Thursday, 9 June 2016

Homefront: The Revolution (Video Game Review)

If you want the perfect example of a zombie franchise, you can look no further than Homefront. While it might not feature the shambling hordes of the undead, it's a AAA series which is unwelcome, rotten to the core but refuses to die. After 2011's painfully pedestrian shooter failed to wow audiences, THQ's efforts to kick-start a new franchise with a "vast transmedia strategy" amounted to nothing. Unfortunately, rather leaving it dead and buried, Deep Silver decided to resurrect the brand, and produced the Daikatana of 2016.


  1. I really have a hard time calling this a franchise, however I can't really hate it because it's just so...Bizarre.
    This is a game where you can somehow turn your assault rifle into a fireworks launcher, which fires near rocket-grade fireworks that have no problems killing a guy wearing full body armour.
    It's a game where the city is built so bizarrely that you have tons of ramps, leading up to nothing because you're supposed to use your bike on them to escape enemy patrols, but the enemies are fully aware of this too?
    It's the game where an enemy can be looking at you, so you throw a distraction, which they turn and start shooting at the second you duck behind anything, even if it's a pillar, as if this was a Looney Toons cartoon.

    I really can't help but look at it and think "What happened?" Along with "This could have been really good." The bones of something good are here, it's just buried under lots of untextured fat and long loading times, if you're able to find it that is because the objective marker might accidentally point you the wrong way.

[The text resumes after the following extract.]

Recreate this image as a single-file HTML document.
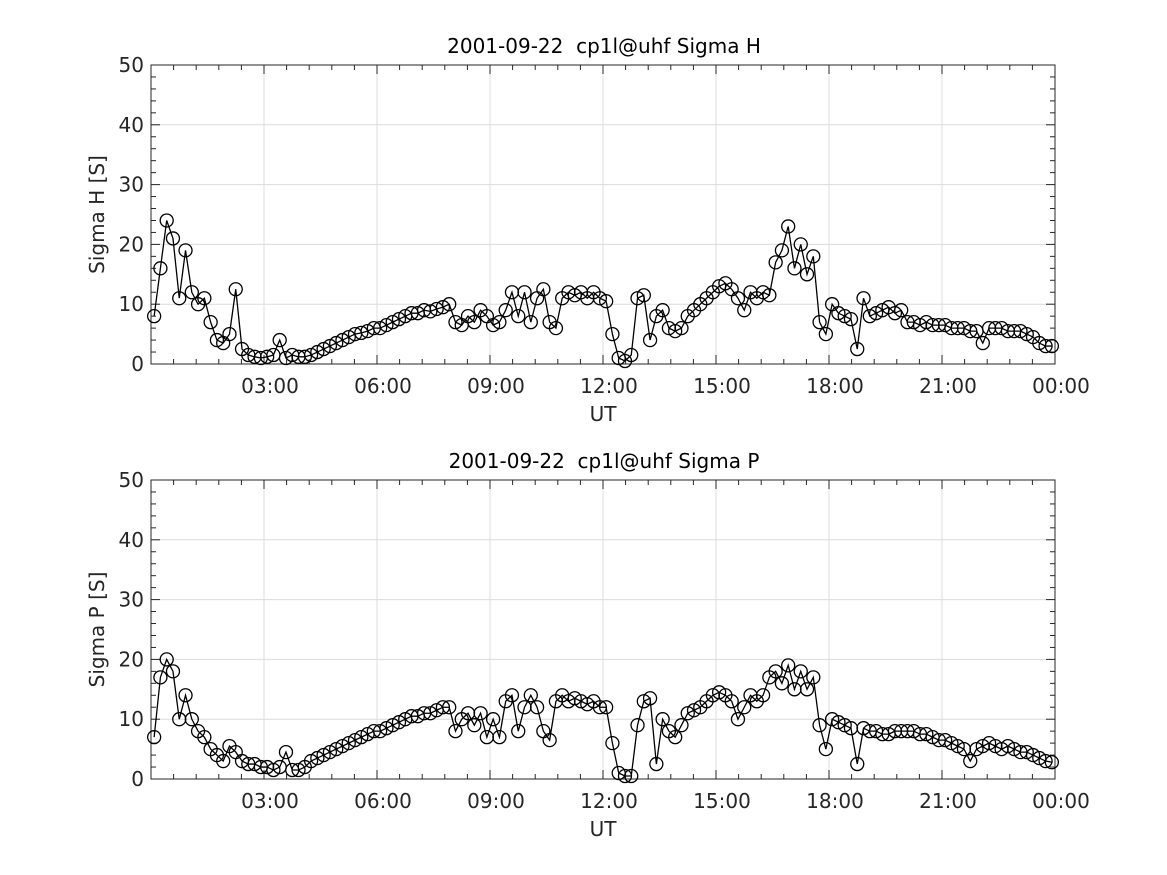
<!DOCTYPE html>
<html><head><meta charset="utf-8"><style>
body{margin:0;background:#fff;}
svg{display:block;font-family:"DejaVu Sans","Liberation Sans",sans-serif;}
text{white-space:pre;}
</style></head><body>
<svg id="c" width="1167" height="875"></svg>
<script>
const hoursLabels = ["03:00","06:00","09:00","12:00","15:00","18:00","21:00","00:00"];
const yTicks = [0,10,20,30,40,50];
const sigmaH = [
8,16,24,21,11,19, 12,10,11,7,4,3.5, 5,12.5,2.5,1.5,1.2,1, 1.2,1.5,4,1,1.5,1.2,
1.2,1.5,2,2.5,3,3.5, 4,4.5,5,5.2,5.5,6, 6,6.5,7,7.5,8,8.5, 8.5,9,8.8,9.2,9.5,10,
7,6.5,8,7,9,8, 6.5,7,9,12,8,12, 7,11,12.5,7,6,11, 12,11.5,12,11,12,11,
10.5,5,1,0.5,1.5,11, 11.5,4,8,9,6,5.5, 6,8,9,10,11,12, 13,13.5,12.5,11,9,12,
11,12,11.5,17,19,23, 16,20,15,18,7,5, 10,8.5,8,7.5,2.5,11, 8,8.5,9,9.5,8.5,9,
7,7,6.5,7,6.5,6.5, 6.5,6,6,6,5.5,5.5, 3.5,6,6,6,5.5,5.5, 5.5,5,4.5,3.5,3,3];
const sigmaP = [
7,17,20,18,10,14, 10,8,7,5,4,3, 5.5,4.5,3,2.5,2.5,2, 2,1.5,2,4.5,1.5,1.5,
2,3,3.5,4,4.5,5, 5.5,6,6.5,7,7.5,8, 8,8.5,9,9.5,10,10.5, 10.5,11,11,11.5,12,12,
8,10,11,9,11,7, 10,7,13,14,8,12, 14,12,8,6.5,13,14, 13,13.5,13,12.5,13,12,
12,6,1,0.5,0.5,9, 13,13.5,2.5,10,8,7, 9,11,11.5,12,13,14, 14.5,14,13,10,12,14,
13,14,17,18,16,19, 15,18,15,17,9,5, 10,9.5,9,8.5,2.5,8.5, 8,8,7.5,7.5,8,8,
8,8,7.5,7.5,7,6.5, 6.5,6,5.5,5,3,5, 5.5,6,5.5,5,5.5,5, 4.5,4.5,4,3.5,3,2.8];

const NS="http://www.w3.org/2000/svg";
const svg=document.getElementById('c');
function mk(tag,attrs,parent){const e=document.createElementNS(NS,tag);for(const k in attrs)e.setAttribute(k,attrs[k]);(parent||svg).appendChild(e);return e;}
const X0=151,X1=1055;
function xs(h){return X0+(X1-X0)*h/24;}

function panel(top,bottom,vals,title,ylab,key){
  const g=mk('g',{});
  
  
  const ys=v=>bottom-(bottom-top)*v/50;
  mk('rect',{x:X0,y:top,width:X1-X0,height:bottom-top,fill:'#fff'},g);
  for(let i=1;i<=8;i++){mk('line',{x1:xs(i*3),x2:xs(i*3),y1:top,y2:bottom,stroke:'#dcdcdc','stroke-width':1},g);}
  yTicks.forEach(v=>{mk('line',{x1:X0,x2:X1,y1:ys(v),y2:ys(v),stroke:'#dcdcdc','stroke-width':1},g);});
  for(let i=0;i<=40;i++){const x=xs(i*0.6);const L=(i%5==0)?9:5;
    mk('line',{x1:x,x2:x,y1:bottom,y2:bottom-L,stroke:'#262626'},g);
    mk('line',{x1:x,x2:x,y1:top,y2:top+L,stroke:'#262626'},g);}
  for(let v=0;v<=50;v+=2){const y=ys(v);const L=(v%10==0)?9:5;
    mk('line',{x1:X0,x2:X0+L,y1:y,y2:y,stroke:'#262626'},g);
    mk('line',{x1:X1,x2:X1-L,y1:y,y2:y,stroke:'#262626'},g);}
  mk('rect',{x:X0,y:top,width:X1-X0,height:bottom-top,fill:'none',stroke:'#262626','stroke-width':1},g);
  hoursLabels.forEach((t,i)=>{const e=mk('text',{x:xs((i+1)*3)+6,y:bottom+29,'text-anchor':'middle','font-size':20,fill:'#262626'},g);e.textContent=t;
    });
  yTicks.forEach(v=>{const e=mk('text',{x:X0-7,y:ys(v)+7,'text-anchor':'end','font-size':20,fill:'#262626'},g);e.textContent=v;
    });
  const xt=mk('text',{x:(X0+X1)/2,y:bottom+57,'text-anchor':'middle','font-size':20,fill:'#262626'},g);xt.textContent='UT';
  
  const yt=mk('text',{x:0,y:0,transform:`translate(104,${(top+bottom)/2}) rotate(-90)`,'text-anchor':'middle','font-size':20,fill:'#262626'},g);yt.textContent=ylab;
  
  const tt=mk('text',{x:(X0+X1)/2+1,y:top-12,'text-anchor':'middle','font-size':20,fill:'#000'},g);tt.textContent=title;
  
  const n=vals.length;
  const pts=vals.map((v,i)=>[xs(24*(i+0.5)/n),ys(v)]);
  const pl=mk('polyline',{points:pts.map(p=>p.join(',')).join(' '),fill:'none',stroke:'#000','stroke-width':1.3},g);
  
  pts.forEach(p=>{const c=mk('circle',{cx:p[0],cy:p[1],r:6.5,fill:'none',stroke:'#000','stroke-width':1.3},g);
    });
}
panel(65,364,sigmaH,'2001-09-22  cp1l@uhf Sigma H','Sigma H [S]','sigma-h');
panel(480,779,sigmaP,'2001-09-22  cp1l@uhf Sigma P','Sigma P [S]','sigma-p');
</script>
</body></html>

    1. Really, while I don't have much proof behind it,what I think happened is that a studio had a lot of leftover assets and a big name. So, Deep Silver shunted nearly all their budget into the advertising campaign and told the devs to do what they could with the game, racked in pre-orders and tried to make some cash. Call it cynical if you want, but we've had far, far too many supposedly big budget games released following this idea, and a lot of big publishers went whole hog on it. Hell, just look at Gearbox's antics with Duke Nukem and Aliens, and then Warner Bros' treatment of the later Arkham games.